Chelating Agent
A chelating agent is a chemical that grabs onto metal ions — calcium, iron, copper, magnesium — and holds them in solution so they can be rinsed away instead of bonding to a surface. The word comes from the Greek chele ("claw") because the molecule literally clamps onto the metal ion like a lobster claw. Common chelators include EDTA, oxalic acid, and citric acid.
In depth
In exterior cleaning, chelating agents are essential for removing rust stains, hard-water deposits, irrigation over-spray, and metallic streaks on concrete, brick, and glass. They work by disrupting the chemical bond between the metal and the surface, converting the stain into a soluble complex that a rinse can carry away. Chelators are also blended into many pre-soak and rust-remover products because they boost cleaning performance in hard-water regions (like Madison) by tying up the minerals that would otherwise reduce detergent effectiveness.
How this shows up on our jobs
We use oxalic-acid and EDTA-based chelating agents on rust stains from fertilizer, irrigation, and old well water — and on hard-water spots that have etched into glass over years.

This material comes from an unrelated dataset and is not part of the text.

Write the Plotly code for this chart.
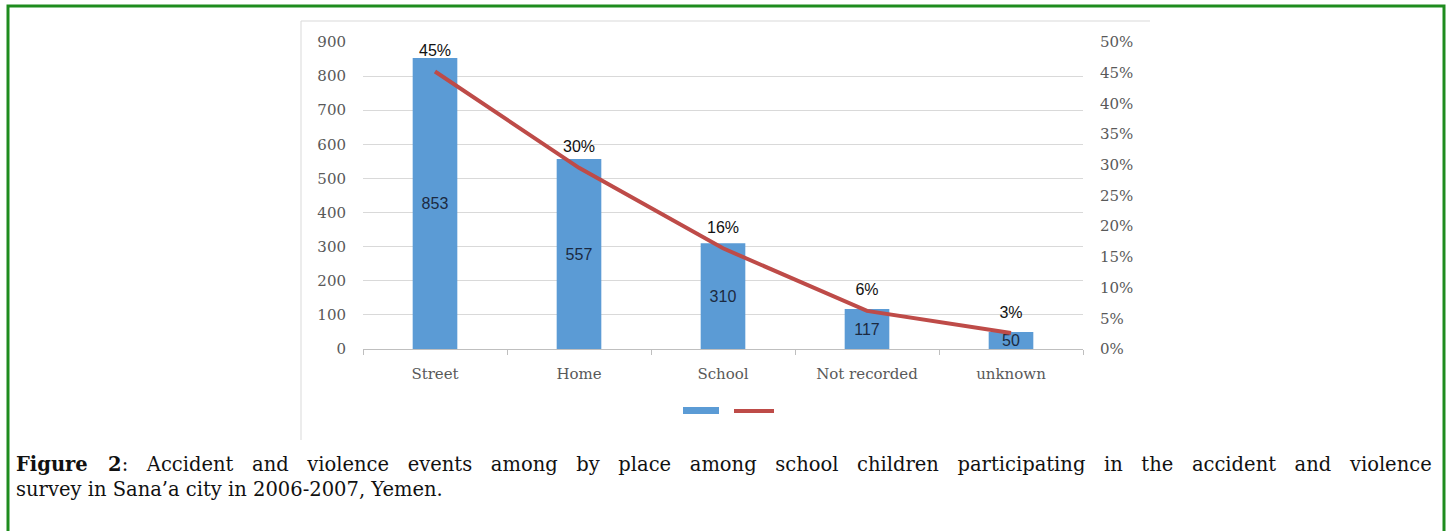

Services where this matters
Related terms
Hard Water Stain
A hard water stain is the crystalline mineral deposit that forms on glass, metal, and stone when water high in dissolved calcium, magnesium, iron, or silica evaporates and leaves its dissolved minerals behind. The stain starts as a cosmetic film that rinses off easily; over weeks or months, it bonds chemically to the surface and etches into it, becoming progressively harder to remove. On glass, severe hard-water staining is technically etching — the minerals have chemically fused into the silicate surface and cannot be washed off without specialty chemistry or mechanical polishing.
Efflorescence
Efflorescence is the white, chalky, powdery deposit that forms on the surface of brick, concrete, stone, stucco, and block masonry when water dissolves mineral salts inside the material and carries them to the surface. As the water evaporates, the salts are left behind as a crystalline residue. It is cosmetic — not structural — but it is frustratingly persistent because every rain cycle can push more salts to the surface.
Acid Wash
An acid wash in exterior cleaning is the application of a dilute acidic solution — most commonly muriatic (hydrochloric), phosphoric, oxalic, or a proprietary masonry blend — to dissolve mineral-based staining that bleach and surfactants cannot touch. Typical targets include efflorescence on brick, heavy rust from fertilizer or irrigation, mortar haze on new brickwork, mineral deposits on glass, and battery acid on concrete. Acid wash is not a general cleaning method — it is a targeted chemistry tool for specific stains on specific substrates.
Oxidation
Oxidation is the chemical reaction between a surface and oxygen (plus UV light, moisture, and time) that produces a chalky, faded, or dulled appearance. On vinyl siding, oxidation shows up as a powdery white residue that rubs off on your hand. On fiberglass doors and garage doors, it is a milky film that makes the surface look faded. On aluminum gutters, it appears as a crusty, chalk-like coating called "tiger striping" when rain streaks it. On painted metal, oxidation is the precursor to true rust.
Poultice
A poultice is a paste-like cleaning compound applied to a porous surface — natural stone, unsealed concrete, brick, limestone — to draw a stain out of the pores through capillary action. The paste is spread roughly a quarter-inch thick over the stain, covered with plastic, and left to dwell for 24-48 hours. As the poultice slowly dries, it pulls the dissolved stain out of the substrate into itself, where it can be scraped off and discarded.